Australian Deciduous Trees
- Illawarra Flame Tree – Brachychiton Acerifolius For the purist, the Illawarra Flame Tree is not completely deciduous. While most deciduous trees lose their leaves in winter and then gain them again around flowering time, this brachychiton opts to shed most of its foliage when the blooms appear. It then leaves this very striking tree with red bell flowers against a grey bark to look amazing against a blue sky backdrop.
- Australian Red Cedar – Toona Ciliata
- White Cedar – Melia azedarach var.australasica Another cedar, this time the white version, Melia azerdach is really a child of the mahogany family. It produces yellow fruits which are poisonous to humans but birds seem to love them that remain on the tree long after it has de-foliated. It’s another tree that originates from the eastern seaboard and can grow to 20m. It’s fast-growing habit is a great plus for many home-gardeners.

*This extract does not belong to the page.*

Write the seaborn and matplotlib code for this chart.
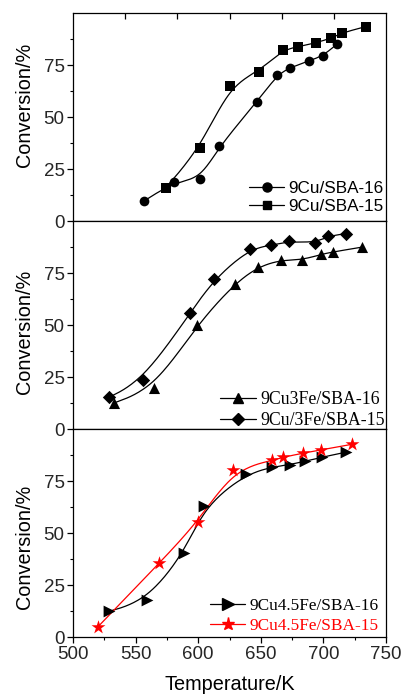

- Tanglefoot Beech – Nothofagus gunnii
- Boab Tree – Adansonia gibbosa syn. Adonsonia gregorii One of my favourite trees is the boab tree which flourishes in our country’s north. They are truly the camels of the plant kingdom as they store water inside their trunks during the dry season and then replenish themselves during the tropical wet. These boab’s lose their leaves at the same time as the dry period starts in order to conserve energy.
- Silky Oak – Grevillea robusta
The Illawarra Flame Tree, native to the east-coast of Australia, can grow to 15m (50ft) and grow best in drier, warmer parts of the country.
The Australian Red Cedar is more of your classic deciduous tree, shedding its leaves in winter and then flourishing with bronze-red foliage in late spring. It was once harvested as Australia’s premier timber but are now becoming hard to find. If you can source one then you will need some room to grow it as thy can reach up to 35m (120ft) high.
Our cold-climate deciduous is the tanglefoot beech which is native to the Tasmanian highlands. It’s a low-grower compared to the rest of the Aussie deciduous trees but can still reach up to 5m in height. It’s very much the traditional style of deciduous trees with its foliage changing shade to hues of yellows, oranges and reds mid-autumn and then shedding them completely at the start of winter.
Finally, the last native deciduous tree is the silky oak, the largest plant in the grevillea household. It too, like the Illawarra Flame Tree, is only semi-decidous losing its leaves before showing its blooms. These trees can grow to 12m high and area common in the north-eastern parts of Australia.